--- start ---

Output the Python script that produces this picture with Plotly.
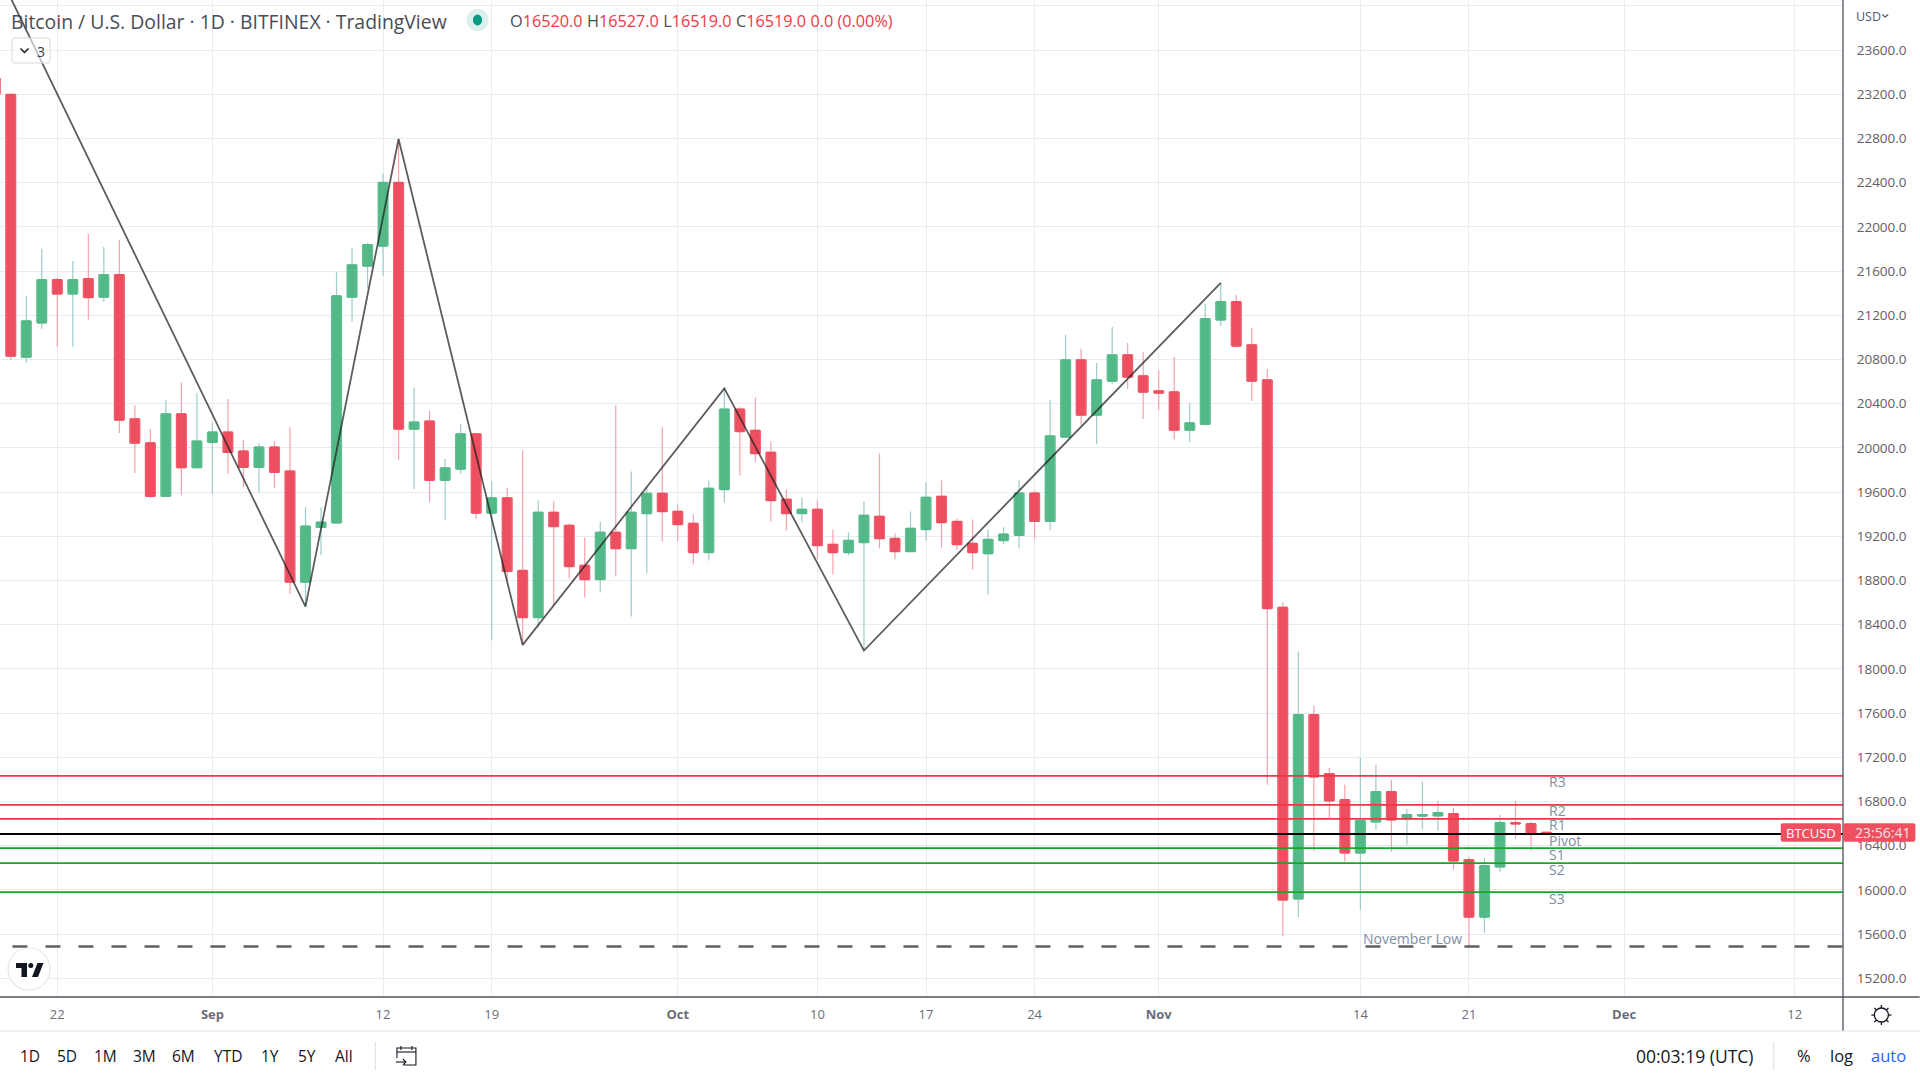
#!/usr/bin/env python3
# -*- coding: utf-8 -*-
"""Bitcoin / U.S. Dollar daily candles with pivot levels"""

import pandas as pd
import plotly.graph_objects as go

W, H = 1920, 1080
PLOT_R, PLOT_B = 1843.3, 997.0

dates = pd.date_range("2022-08-18", periods=101).strftime("%Y-%m-%d").tolist()

opens = [23346, 23197, 20822, 21132, 21521, 21394, 21530, 21365, 21566, 20262,
         20045, 19563, 20307, 19822, 20051, 20142, 19970, 19825, 20006, 19789,
         18786, 19281, 19323, 21365, 21647, 21828, 22401, 20171, 20242, 19708,
         19809, 20126, 19411, 19547, 18890, 18465, 19416, 19298, 18936, 18809,
         19235, 19090, 19407, 19588, 19425, 19316, 19054, 19624, 20349, 20158,
         19959, 19534, 19407, 19443, 19126, 19054, 19144, 19380, 19180, 19063,
         19262, 19561, 19334, 19135, 19044, 19163, 19209, 19590, 19336, 20098,
         20796, 20297, 20605, 20841, 20651, 20515, 20506, 20161, 20215, 21159,
         21322, 20932, 20615, 18556, 15919, 17586, 17052, 16816, 16336, 16617,
         16889, 16644, 16670, 16671, 16689, 16273, 15756, 16209, 16608, 16599,
         16520]
highs = [23346, 23206, 21375, 21802, 21540, 21692, 21938, 21818, 21883, 20388,
         20171, 20433, 20595, 20498, 20229, 20443, 20071, 20042, 20061, 20187,
         19462, 19462, 21592, 21812, 21854, 22482, 22795, 20543, 20333, 19899,
         20216, 20130, 19699, 19637, 19977, 19524, 19515, 19316, 19189, 19334,
         20385, 19787, 19651, 20186, 19488, 19398, 19706, 20539, 20367, 20457,
         20059, 19624, 19552, 19524, 19262, 19235, 19515, 19950, 19226, 19425,
         19688, 19706, 19361, 19352, 19262, 19281, 19708, 19617, 20433, 21023,
         20896, 20769, 21095, 20950, 20868, 20705, 20823, 20406, 21304, 21494,
         21385, 21086, 20714, 18601, 18157, 17668, 17106, 16952, 17197, 17133,
         16997, 16735, 16979, 16807, 16744, 16300, 16291, 16680, 16807, 16617,
         16527]
lows = [23190, 20796, 20770, 21077, 20915, 20915, 21161, 21320, 20135, 19773,
        19547, 19563, 19572, 19822, 19582, 19767, 19644, 19595, 19640, 18679,
        18570, 19029, 19314, 21142, 21443, 21556, 19890, 19627, 19508, 19346,
        19763, 19356, 18257, 18800, 18217, 18377, 18574, 18818, 18646, 18691,
        18836, 18474, 18863, 19153, 19153, 18945, 18981, 19506, 19751, 19869,
        19334, 19253, 19325, 18999, 18854, 19026, 18166, 19090, 18990, 19063,
        19162, 19099, 19081, 18900, 18673, 19127, 19091, 19173, 19254, 20098,
        20206, 20034, 20578, 20533, 20261, 20342, 20079, 20052, 20206, 21104,
        20905, 20424, 16952, 15584, 15756, 16354, 16644, 16254, 15820, 16544,
        16345, 16408, 16544, 16535, 16182, 15484, 15611, 16164, 16463, 16354,
        16519]
closes = [23200, 20831, 21148, 21521, 21394, 21521, 21362, 21566, 20252, 20045,
          19563, 20307, 19822, 20061, 20142, 19961, 19825, 20006, 19780, 18786,
          19291, 19326, 21375, 21656, 21838, 22401, 20171, 20233, 19708, 19818,
          20126, 19411, 19547, 18883, 18465, 19416, 19289, 18927, 18809, 19235,
          19090, 19416, 19588, 19425, 19307, 19054, 19633, 20349, 20149, 19950,
          19524, 19407, 19443, 19117, 19054, 19162, 19389, 19180, 19063, 19271,
          19552, 19325, 19126, 19054, 19171, 19218, 19590, 19336, 20107, 20796,
          20297, 20615, 20841, 20642, 20506, 20497, 20161, 20225, 21168, 21322,
          20923, 20605, 18547, 15910, 17586, 17025, 16807, 16336, 16626, 16889,
          16635, 16680, 16680, 16698, 16263, 15756, 16218, 16608, 16598, 16505,
          16519]

zigzag_dates = ["2022-08-15", "2022-09-07", "2022-09-13", "2022-09-21",
                "2022-10-04", "2022-10-13", "2022-11-05"]
zigzag_prices = [25230, 18563, 22795, 18217, 20539, 18166, 21494]

red_levels = [17032, 16769, 16642]
red_names = ["R3", "R2", "R1"]
green_levels = [16379, 16243, 15980]
green_names = ["S1", "S2", "S3"]
pivot_level = 16506
nov_low = 15488

y_ticks = list(range(15200, 24001, 400))
y_labels = [f"{v:.1f}" if v < 24000 else "" for v in y_ticks]
x_ticks = ["2022-08-22", "2022-09-01", "2022-09-12", "2022-09-19", "2022-10-01",
           "2022-10-10", "2022-10-17", "2022-10-24", "2022-11-01", "2022-11-14",
           "2022-11-21", "2022-12-01", "2022-12-12"]
x_labels = ["22", "<b>Sep</b>", "12", "19", "<b>Oct</b>", "10", "17", "24",
            "<b>Nov</b>", "14", "21", "<b>Dec</b>", "12"]

FONT = "Open Sans"
RED, GREEN = "#EE4F60", "#53B987"
WICK_RED, WICK_GREEN = "#F6A2AD", "#9FCBCA"
GRID = "#E6EDF2"
AXIS = "#50535E"
BORDER = "#E0E3EB"
DAY_MS = 86400000


def px(x):
    return x / PLOT_R


def py(y):
    return 1 - y / PLOT_B


def poly(points, close=False):
    """像素点 -> paper 坐标的 path"""
    path = "M" + " L".join(f"{px(x):.5f},{py(y):.5f}" for x, y in points)
    return path + (" Z" if close else "")


def rrect(x0, y0, x1, y1, r):
    def p(x, y):
        return f"{px(x):.5f},{py(y):.5f}"
    return (f"M{p(x0 + r, y0)} L{p(x1 - r, y0)} Q{p(x1, y0)} {p(x1, y0 + r)} "
            f"L{p(x1, y1 - r)} Q{p(x1, y1)} {p(x1 - r, y1)} L{p(x0 + r, y1)} "
            f"Q{p(x0, y1)} {p(x0, y1 - r)} L{p(x0, y0 + r)} Q{p(x0, y0)} {p(x0 + r, y0)} Z")


def shape_path(path, line=None, width=0, fill=None):
    fig.add_shape(type="path", path=path, xref="paper", yref="paper", layer="above",
                  line=dict(color=line or "rgba(0,0,0,0)", width=width),
                  fillcolor=fill or "rgba(0,0,0,0)")


def circle(cx, cy, rx, ry, line=None, width=0, fill=None):
    fig.add_shape(type="circle", xref="paper", yref="paper", layer="above",
                  x0=px(cx - rx), x1=px(cx + rx), y0=py(cy + ry), y1=py(cy - ry),
                  line=dict(color=line or "rgba(0,0,0,0)", width=width),
                  fillcolor=fill or "rgba(0,0,0,0)")


def label(x, y, text, size=14, color="#131722", anchor="left"):
    fig.add_annotation(x=px(x), y=py(y), xref="paper", yref="paper", text=text,
                       showarrow=False, xanchor=anchor, yanchor="middle",
                       font=dict(family=FONT, size=size, color=color), borderpad=0)


fig = go.Figure()

# bar 总在 candlestick 下面: bar 给实体宽度, 第一层 candlestick 画影线, 第二层盖住影线层的框
body_colors = [GREEN if c > o else RED for o, c in zip(opens, closes)]
fig.add_trace(go.Bar(
    x=dates,
    base=[min(o, c) for o, c in zip(opens, closes)],
    y=[abs(c - o) for o, c in zip(opens, closes)],
    width=0.657 * DAY_MS,
    marker=dict(color=body_colors, line=dict(color=body_colors, width=0.8)),
    showlegend=False,
))
fig.add_trace(go.Candlestick(
    x=dates, open=opens, high=highs, low=lows, close=closes,
    whiskerwidth=0,
    increasing=dict(line=dict(color=WICK_GREEN, width=1.2), fillcolor=WICK_GREEN),
    decreasing=dict(line=dict(color=WICK_RED, width=1.2), fillcolor=WICK_RED),
    showlegend=False,
))
fig.add_trace(go.Candlestick(
    x=dates, open=opens, close=closes,
    high=[max(o, c) for o, c in zip(opens, closes)],
    low=[min(o, c) for o, c in zip(opens, closes)],
    whiskerwidth=0,
    increasing=dict(line=dict(color=GREEN, width=1.5), fillcolor=GREEN),
    decreasing=dict(line=dict(color=RED, width=1.5), fillcolor=RED),
    showlegend=False,
))
fig.add_trace(go.Scatter(
    x=zigzag_dates, y=zigzag_prices, mode="lines",
    line=dict(color="rgba(30,30,30,0.72)", width=1.8),
    showlegend=False,
))

fig.update_layout(
    width=W, height=H,
    margin=dict(l=0, r=W - PLOT_R, t=0, b=H - PLOT_B, autoexpand=False),
    paper_bgcolor="white", plot_bgcolor="white",
    barmode="overlay",
    font=dict(family=FONT),
    xaxis=dict(
        type="date", range=["2022-08-18 07:22", "2022-12-15 02:40"],
        rangeslider=dict(visible=False),
        tickmode="array", tickvals=x_ticks, ticktext=x_labels,
        tickfont=dict(family=FONT, size=13, color="#6A6D78"),
        ticks="outside", ticklen=5, tickcolor="rgba(0,0,0,0)",
        gridcolor=GRID, gridwidth=1, showline=False, zeroline=False,
    ),
    yaxis=dict(
        side="right", range=[15031, 24053],
        tickmode="array", tickvals=y_ticks, ticktext=y_labels,
        tickfont=dict(family=FONT, size=13.5, color="#5D606B"),
        ticks="outside", ticklen=10, tickcolor="rgba(0,0,0,0)",
        gridcolor=GRID, gridwidth=1, showline=False, zeroline=False,
    ),
)

# 水平位
for lvl in red_levels:
    fig.add_hline(y=lvl, line=dict(color="#F23645", width=1.8), layer="above")
for lvl in green_levels:
    fig.add_hline(y=lvl, line=dict(color="#16A821", width=1.8), layer="above")
fig.add_hline(y=pivot_level, line=dict(color="#000000", width=1.9), layer="above")
fig.add_shape(type="line", x0="2022-08-19 02:40", x1="2022-12-15 02:40", y0=nov_low, y1=nov_low,
              line=dict(color="#606060", width=2.7, dash="15px,18px"), layer="above")

LEVEL_LABEL_DATE = "2022-11-26 00:30"
for name, lvl in zip(red_names + ["Pivot"] + green_names,
                     red_levels + [pivot_level] + green_levels):
    fig.add_annotation(x=LEVEL_LABEL_DATE, y=lvl, text=name, showarrow=False,
                       xanchor="left", yanchor="middle", yshift=-6,
                       font=dict(family=FONT, size=14, color="#7E8EA0"))
fig.add_annotation(x="2022-11-14 01:30", y=nov_low, text="November Low", showarrow=False,
                   xanchor="left", yanchor="middle", yshift=8,
                   font=dict(family=FONT, size=14, color="#7E8EA0"))

# 坐标轴和工具栏分隔线
shape_path(poly([(0, 997), (W, 997)]), line=AXIS, width=1.3)
shape_path(poly([(1843.3, 0), (1843.3, 1031)]), line=AXIS, width=1.3)
shape_path(poly([(0, 1031), (W, 1031)]), line=BORDER, width=1.2)
shape_path(poly([(375.4, 1042), (375.4, 1070)]), line=BORDER, width=1.2)
shape_path(poly([(1774, 1042), (1774, 1070)]), line=BORDER, width=1.2)

# 当前价格标签
shape_path(rrect(1781, 823.3, 1841.3, 841.7, 2), fill="#EF5060")
shape_path(rrect(1843.5, 823.3, 1915.7, 841.7, 2), fill="#EF5060")
label(1811, 832.5, "BTCUSD", 13, "#FFFFFF", "center")
label(1883, 832.5, "23:56:41", 14, "#FBE0E3", "center")

# 顶部图例
label(10, 21.5, "Bitcoin / U.S. Dollar · 1D · BITFINEX · TradingView", 19.4, "#4A4D57")
circle(477.6, 20, 11, 11, fill="#D9F0EC")
circle(477.6, 20, 4.6, 5.4, fill="#089981")
sp = '<span style="color:#F23645">{}</span>'
label(509, 21.5, "O" + sp.format("16520.0") + " H" + sp.format("16527.0") + " L"
      + sp.format("16519.0") + " C" + sp.format("16519.0") + " " + sp.format("0.0 (0.00%)"),
      16.25, "#4A4D57")

# 折叠按钮
shape_path(rrect(12, 38, 50, 63, 3), line="#D6D8E0", width=1, fill="rgba(255,255,255,0.6)")
shape_path(poly([(20.5, 48.5), (24.5, 52.5), (28.5, 48.5)]), line="#131722", width=1.5)
label(36, 51, "3", 14, "#363A45")

# TV 图标
circle(29, 969, 21, 21, line="#E6E7EC", width=1.2, fill="#FFFFFF")
shape_path(poly([(16, 963), (27, 963), (27, 977), (21.5, 977), (21.5, 968), (16, 968)], True), fill="#131722")
circle(30.8, 965.6, 2.5, 2.5, fill="#131722")
shape_path(poly([(37.5, 963), (43.5, 963), (38, 977), (32, 977)], True), fill="#131722")

# USD
label(1855.7, 16, "USD", 12.5, "#4A5A78")
shape_path(poly([(1882.5, 14.5), (1885.5, 17), (1888.5, 14.5)]), line="#50535E", width=1.2)

# 底部工具栏
for cx, txt in zip([30, 67.4, 105.8, 145, 184, 227.7, 270.5, 307, 344],
                   ["1D", "5D", "1M", "3M", "6M", "YTD", "1Y", "5Y", "All"]):
    label(cx, 1055.5, txt, 15.5, "#131722", "center")
label(1695, 1055.5, "00:03:19 (UTC)", 17.5, "#131722", "center")
label(1804.5, 1055.5, "%", 16.5, "#131722", "center")
label(1842, 1055.5, "log", 16.5, "#131722", "center")
label(1889, 1055.5, "auto", 16.5, "#2962FF", "center")

# 日历图标
shape_path(poly([(397, 1058), (397, 1048), (416, 1048), (416, 1065), (404, 1065)]), line="#131722", width=1.1)
shape_path(poly([(397, 1052), (416, 1052)]), line="#131722", width=1.1)
shape_path(poly([(401, 1046), (401, 1050)]), line="#131722", width=1.1)
shape_path(poly([(412, 1046), (412, 1050)]), line="#131722", width=1.1)
shape_path(poly([(396, 1062), (406, 1062)]), line="#131722", width=1.1)
shape_path(poly([(403, 1059), (406, 1062), (403, 1065)]), line="#131722", width=1.1)

# 设置图标
circle(1881.7, 1015, 7, 7, line="#131722", width=1.3)
for x0, y0, x1, y1 in [(1881.7, 1005, 1881.7, 1008), (1881.7, 1022, 1881.7, 1025),
                       (1871.7, 1015, 1874.7, 1015), (1888.7, 1015, 1891.7, 1015),
                       (1874.6, 1007.9, 1876.7, 1010), (1886.7, 1020, 1888.8, 1022.1),
                       (1888.8, 1007.9, 1886.7, 1010), (1876.7, 1020, 1874.6, 1022.1)]:
    shape_path(poly([(x0, y0), (x1, y1)]), line="#131722", width=1.3)

fig.write_html("out.html", config={"displayModeBar": False},
               post_script="document.body.style.margin='0';")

--- end ---

WRITTEN PROBLEM –
Report the number of lines containing the string "with" and add nothing to it.

RESULT OF THIS TASK –
2